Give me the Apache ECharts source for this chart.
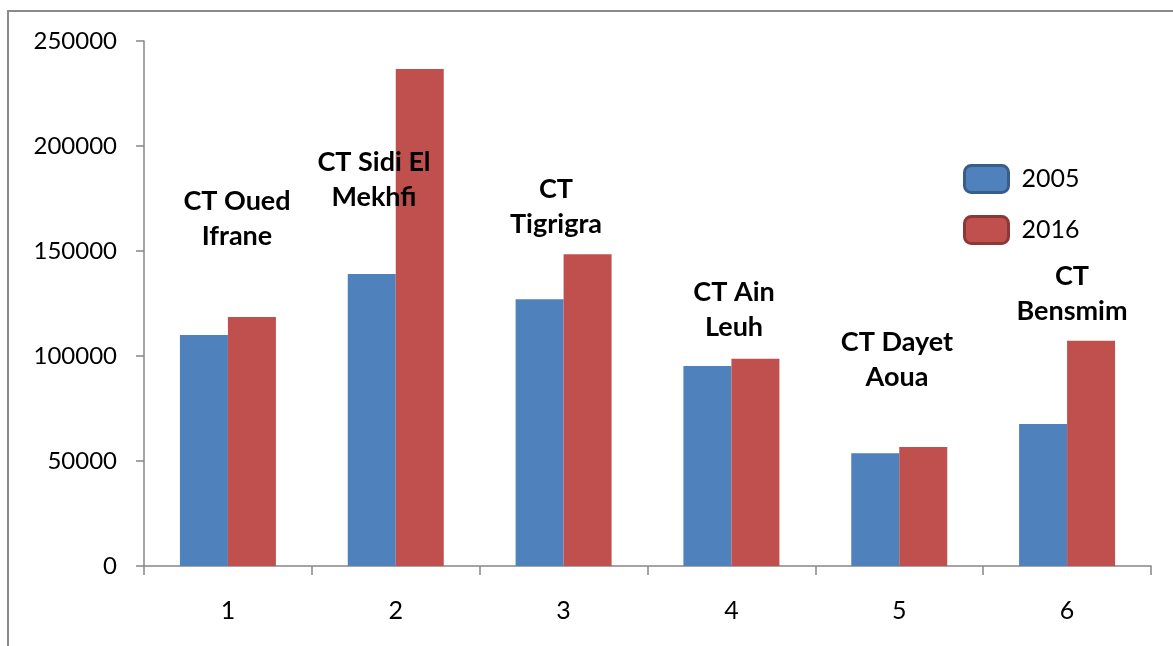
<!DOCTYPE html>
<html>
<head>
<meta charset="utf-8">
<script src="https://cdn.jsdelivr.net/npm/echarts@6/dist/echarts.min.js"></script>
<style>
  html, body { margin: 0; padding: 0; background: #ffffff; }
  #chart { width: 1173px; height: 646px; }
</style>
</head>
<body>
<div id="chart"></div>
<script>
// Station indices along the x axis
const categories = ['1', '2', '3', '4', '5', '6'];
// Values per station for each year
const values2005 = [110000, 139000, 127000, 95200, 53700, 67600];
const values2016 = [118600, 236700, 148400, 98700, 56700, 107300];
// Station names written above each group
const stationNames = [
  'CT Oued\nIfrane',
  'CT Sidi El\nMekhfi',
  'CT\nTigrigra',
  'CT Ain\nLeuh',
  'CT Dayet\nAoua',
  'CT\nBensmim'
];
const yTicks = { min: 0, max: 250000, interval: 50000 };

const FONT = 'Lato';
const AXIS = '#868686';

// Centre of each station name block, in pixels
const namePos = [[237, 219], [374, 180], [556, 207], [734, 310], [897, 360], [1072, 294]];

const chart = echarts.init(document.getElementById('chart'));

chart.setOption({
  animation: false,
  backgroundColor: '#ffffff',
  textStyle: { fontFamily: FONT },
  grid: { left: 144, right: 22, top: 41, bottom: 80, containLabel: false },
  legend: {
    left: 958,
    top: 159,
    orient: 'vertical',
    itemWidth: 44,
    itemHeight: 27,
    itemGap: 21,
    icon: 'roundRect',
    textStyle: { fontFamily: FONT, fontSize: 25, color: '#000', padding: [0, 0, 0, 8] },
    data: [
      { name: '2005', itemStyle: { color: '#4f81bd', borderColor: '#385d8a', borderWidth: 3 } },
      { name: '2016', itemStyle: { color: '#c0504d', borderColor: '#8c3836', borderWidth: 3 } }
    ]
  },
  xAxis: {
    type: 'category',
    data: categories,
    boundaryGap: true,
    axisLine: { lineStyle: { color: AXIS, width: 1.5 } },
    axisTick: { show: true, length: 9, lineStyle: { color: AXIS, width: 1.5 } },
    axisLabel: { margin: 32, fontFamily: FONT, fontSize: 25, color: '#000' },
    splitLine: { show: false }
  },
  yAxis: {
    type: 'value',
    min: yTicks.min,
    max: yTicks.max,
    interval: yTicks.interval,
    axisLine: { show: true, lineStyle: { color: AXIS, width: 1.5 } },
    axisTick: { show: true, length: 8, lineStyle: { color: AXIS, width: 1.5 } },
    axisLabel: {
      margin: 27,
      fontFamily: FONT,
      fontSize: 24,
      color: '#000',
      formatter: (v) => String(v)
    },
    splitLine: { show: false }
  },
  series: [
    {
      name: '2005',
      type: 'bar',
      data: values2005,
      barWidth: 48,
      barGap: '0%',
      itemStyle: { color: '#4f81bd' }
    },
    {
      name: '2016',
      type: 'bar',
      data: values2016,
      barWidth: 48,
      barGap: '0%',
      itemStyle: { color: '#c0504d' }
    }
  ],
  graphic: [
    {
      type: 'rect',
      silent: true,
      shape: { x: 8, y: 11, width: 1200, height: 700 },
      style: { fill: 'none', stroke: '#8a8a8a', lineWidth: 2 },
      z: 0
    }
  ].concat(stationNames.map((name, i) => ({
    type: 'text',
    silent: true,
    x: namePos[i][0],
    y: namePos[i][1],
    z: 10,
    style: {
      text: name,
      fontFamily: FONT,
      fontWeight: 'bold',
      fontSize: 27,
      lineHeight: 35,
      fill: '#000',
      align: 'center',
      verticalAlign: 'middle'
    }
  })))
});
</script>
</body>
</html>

★ ★ ★ ★ ★

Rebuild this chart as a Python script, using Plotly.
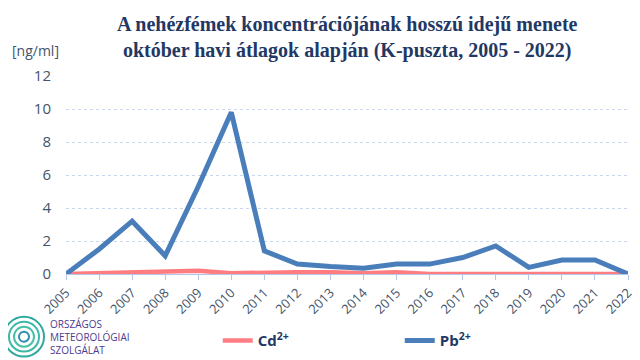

★ ★ ★ ★ ★

» **WHAT YOU NEED TO DO**:
Write out the lines running from the one that contains "Give me the" through the one that contains "const chart = echarts.init(document.getElementById('chart'));", ends included, and nothing else. Pictures stay out of the copy.

» **OUTPUT FOR THIS EXERCISE**:
Give me the Apache ECharts source for this chart.
<!DOCTYPE html>
<html>
<head>
<meta charset="utf-8">
<script src="https://cdn.jsdelivr.net/npm/echarts@6/dist/echarts.min.js"></script>
<style>
  html, body { margin: 0; padding: 0; background: #ffffff; }
  #chart { width: 1173px; height: 646px; }
</style>
</head>
<body>
<div id="chart"></div>
<script>
// Station indices along the x axis
const categories = ['1', '2', '3', '4', '5', '6'];
// Values per station for each year
const values2005 = [110000, 139000, 127000, 95200, 53700, 67600];
const values2016 = [118600, 236700, 148400, 98700, 56700, 107300];
// Station names written above each group
const stationNames = [
  'CT Oued\nIfrane',
  'CT Sidi El\nMekhfi',
  'CT\nTigrigra',
  'CT Ain\nLeuh',
  'CT Dayet\nAoua',
  'CT\nBensmim'
];
const yTicks = { min: 0, max: 250000, interval: 50000 };

const FONT = 'Lato';
const AXIS = '#868686';

// Centre of each station name block, in pixels
const namePos = [[237, 219], [374, 180], [556, 207], [734, 310], [897, 360], [1072, 294]];

const chart = echarts.init(document.getElementById('chart'));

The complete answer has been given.